American singer (1894–1992)

Elizabeth Lennox (March 16, 1894 – May 3, 1992), also known as Louise Terrell, was an American contralto singer. She made over 150 musical recordings in the 1920s, on the Brunswick, Edison, Victor, and Columbia labels.

== Early life ==
Elizabeth Lennox was born in Ionia, Michigan the daughter of Lambert E. Lennox and Hester Anna Tyrell Lennox. Her parents were from Canada. Her father was a Methodist clergyman, and her older sister Olive Lennox was a pianist who sometimes accompanied her. She graduated from the Cosmopolitan School of Music in Chicago. Her father's work meant that she lived in various towns as a child; she counted Benton Harbor, Michigan as one of her hometowns.

== Career ==
Lennox began her professional singing career as a church soloist in Chicago, and in New York. She sang mainly in concert and oratorio programs, and made over 150 recordings in the 1920s, on the Brunswick, Edison, Victor, and Columbia labels. Some of her recordings were made under the name "Louise Terrell" (using a variation on her mother's maiden name). She explained that making recordings helped her hear her own voice and find where improvements were needed. "People may try to flatter you by saying you are singing perfectly," she said, "but the record certainly shows up every little imperfection in a wonderful way."

Lennox also taught voice in Michigan, as a young woman. She and accompanist Ann Straton Miller made a national concert tour during the 1921–1922 season. In the 1930s she often performed on radio programs, including on the American Album of Popular Music, and in a regular weekly slot on CBS Radio's "Broadway Varieties" show.

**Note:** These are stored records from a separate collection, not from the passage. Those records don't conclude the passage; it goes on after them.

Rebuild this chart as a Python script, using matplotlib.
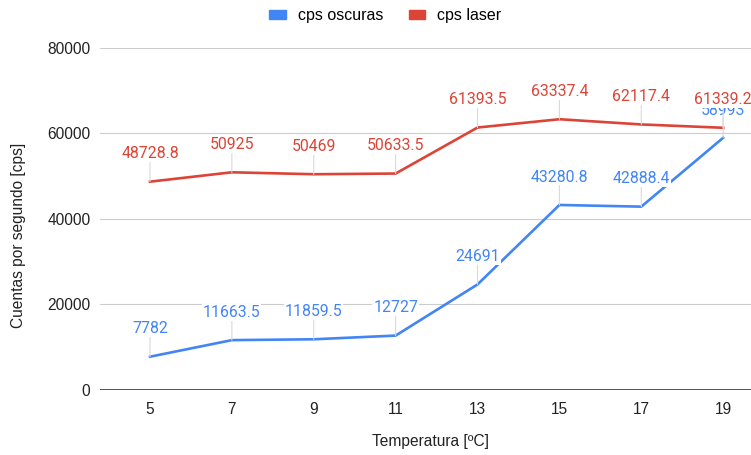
import matplotlib
matplotlib.use("Agg")
import matplotlib.pyplot as plt
from matplotlib.patches import Patch

temperatures = [5, 7, 9, 11, 13, 15, 17, 19]
cps_oscuras = [7782, 11663.5, 11859.5, 12727, 24691, 43280.8, 42888.4, 58993]
cps_laser = [48728.8, 50925, 50469, 50633.5, 61393.5, 63337.4, 62117.4, 61339.2]
y_ticks = [0, 20000, 40000, 60000, 80000]

BLUE = "#4285F4"
RED = "#DB4437"

fig = plt.figure(figsize=(7.51, 4.55), dpi=100)
ax = fig.add_axes([0.1332, 0.1429, 0.8668, 0.7516])

ax.set_xlim(3.78, 19.68)
ax.set_ylim(0, 80000)

# grid
for yt in y_ticks[1:]:
    ax.axhline(yt, color="#cccccc", lw=0.8, zorder=0)
ax.axhline(0, color="#333333", lw=1.2, zorder=1)

ax.plot(temperatures, cps_oscuras, color=BLUE, lw=1.9, zorder=3,
        solid_joinstyle="round", label="cps oscuras")
ax.plot(temperatures, cps_laser, color=RED, lw=1.9, zorder=3,
        solid_joinstyle="round", label="cps laser")


def fmt(v):
    return f"{v:g}"


def add_labels(values, color, z):
    for x, v in zip(temperatures, values):
        ax.annotate(fmt(v), xy=(x, v), xytext=(0, 20), textcoords="offset points",
                    ha="center", va="center", color=color, fontsize=11.4,
                    family="Roboto", zorder=z,
                    bbox=dict(boxstyle="square,pad=0.05", fc="white", ec="none"),
                    arrowprops=dict(arrowstyle="-", color="#d9d9d9", lw=0.8,
                                    shrinkA=0, shrinkB=0))


add_labels(cps_oscuras, BLUE, 4)
add_labels(cps_laser, RED, 5)

for s in ax.spines.values():
    s.set_visible(False)

ax.set_yticks(y_ticks)
ax.set_yticklabels([str(t) for t in y_ticks], family="Liberation Sans",
                   fontsize=11.2, color="#222222")
ax.set_xticks(temperatures)
ax.set_xticklabels([str(t) for t in temperatures], family="Liberation Sans",
                   fontsize=11.2, color="#222222")
ax.tick_params(axis="both", length=0)
ax.tick_params(axis="y", pad=7)
ax.tick_params(axis="x", pad=9)

fig.text(0.573, 0.03, "Temperatura [ºC]", ha="center", va="center",
         family="Liberation Sans", fontsize=11.2, color="#222222")
fig.text(0.024, 0.483, "Cuentas por segundo [cps]", ha="center", va="center",
         rotation=90, family="Liberation Sans", fontsize=11.2, color="#222222")

handles = [Patch(color=BLUE, label="cps oscuras"), Patch(color=RED, label="cps laser")]
fig.legend(handles=handles, loc="center", bbox_to_anchor=(0.513, 0.965), ncol=2,
           frameon=False, prop=dict(family="Liberation Sans", size=11.5),
           handlelength=1.05, handleheight=0.45, columnspacing=1.6, handletextpad=0.75)

fig.savefig("out.png", dpi=100)
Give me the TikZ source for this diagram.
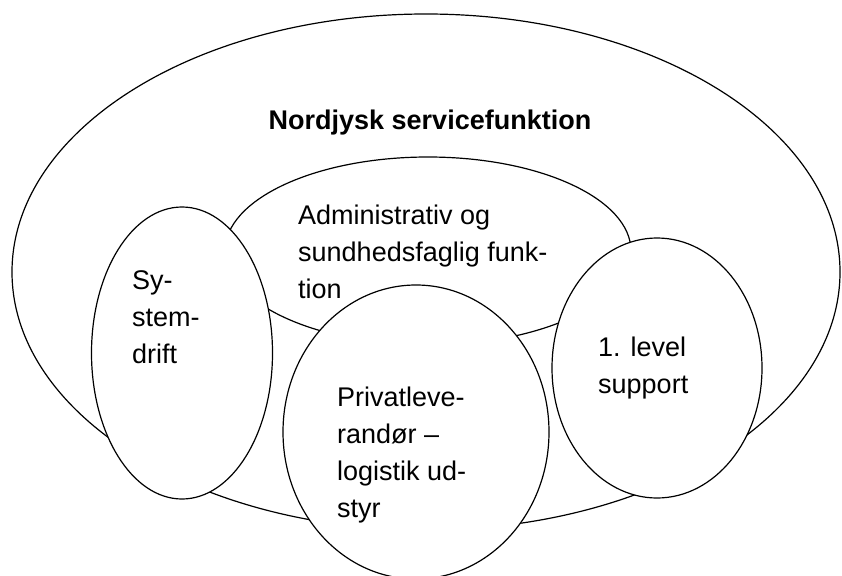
\documentclass[tikz,border=0pt]{standalone}
\usepackage{fontspec}
\setmainfont{Liberation Sans}
\usetikzlibrary{shapes.geometric}

\begin{document}
\begin{tikzpicture}[x=1pt,y=-1pt,
 blob/.style={draw,ellipse,fill=white,line width=1.2pt,inner sep=0pt},
 lbl/.style={font=\fontsize{27}{37}\selectfont,align=left,anchor=north west,inner sep=0pt}]
\useasboundingbox (0,0) rectangle (842,575);
\node[blob,minimum width=828pt,minimum height=516pt] (nord) at (426,272) {};
\node[lbl,font=\fontsize{27}{37}\selectfont\bfseries,anchor=north] (nordtxt) at (430,110) {Nordjysk servicefunktion};
\node[blob,minimum width=406pt,minimum height=188pt] (admin) at (428,251) {};
\node[lbl] (admintxt) at (298,205) {Administrativ og\\sundhedsfaglig funk-\\tion};
\node[blob,minimum width=181pt,minimum height=292pt] (sys) at (182,353) {};
\node[lbl] (systxt) at (132,270) {Sy-\\stem-\\drift};
\node[blob,minimum width=266pt,minimum height=294pt] (privat) at (416,432) {};
\node[lbl] (privattxt) at (337,387) {Privatleve-\\randør –\\logistik ud-\\styr};
\node[blob,minimum width=210pt,minimum height=260pt] (level) at (657,368) {};
\node[lbl] (leveltxt) at (598,337) {1. level\\support};
\end{tikzpicture}
\end{document}
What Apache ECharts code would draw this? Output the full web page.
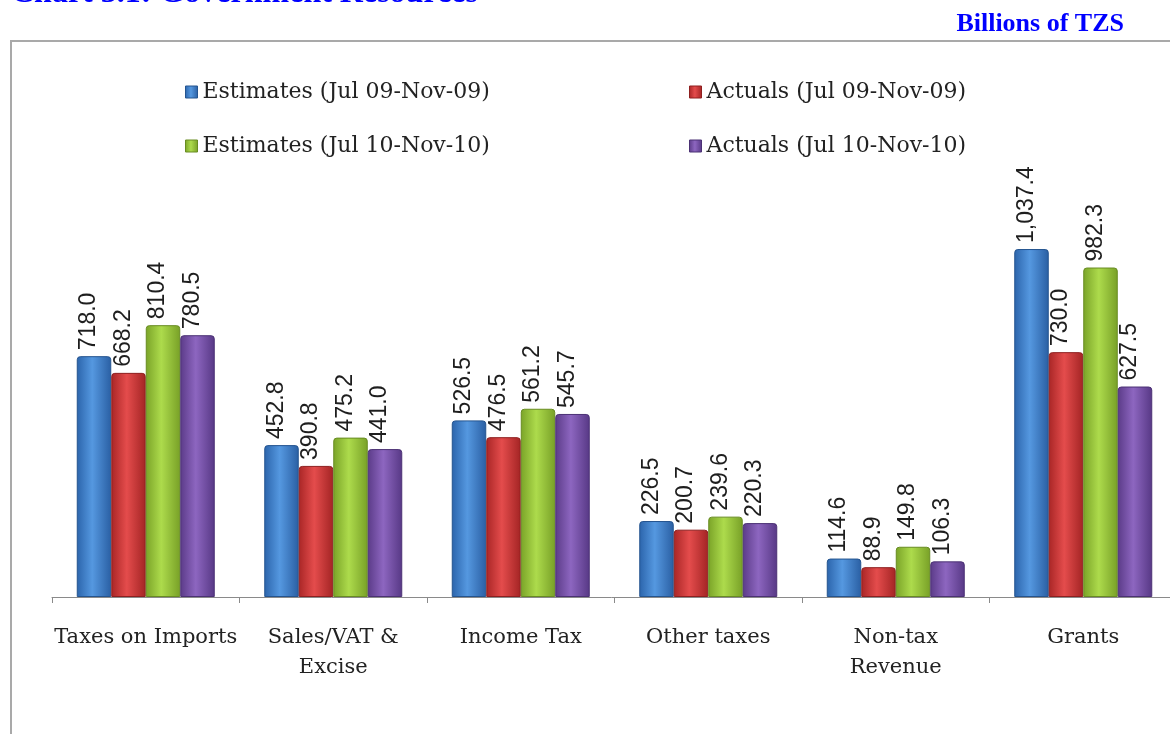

After she retired from professional performance in the 1940s, she was program committee chair of the South Shore Music Club, a women's club in Connecticut, and was executive vice-president of the Connecticut Symphony Orchestra.

== Personal life ==
Lennox was tall, "distinctly the type for whom tailored clothes were made," according to a 1937 profile. She married George Percival Hughes, an advertising executive, in 1922. Their son David Gratton Hughes was born in 1926. Her husband died in 1967, and she died in 1992, aged 98 years, in Fairfield, Connecticut. Her son became a musicologist on the faculty at Harvard University. Her granddaughter Catherine E. C. Hughes was a television news reporter and an Emmy-nominated filmmaker.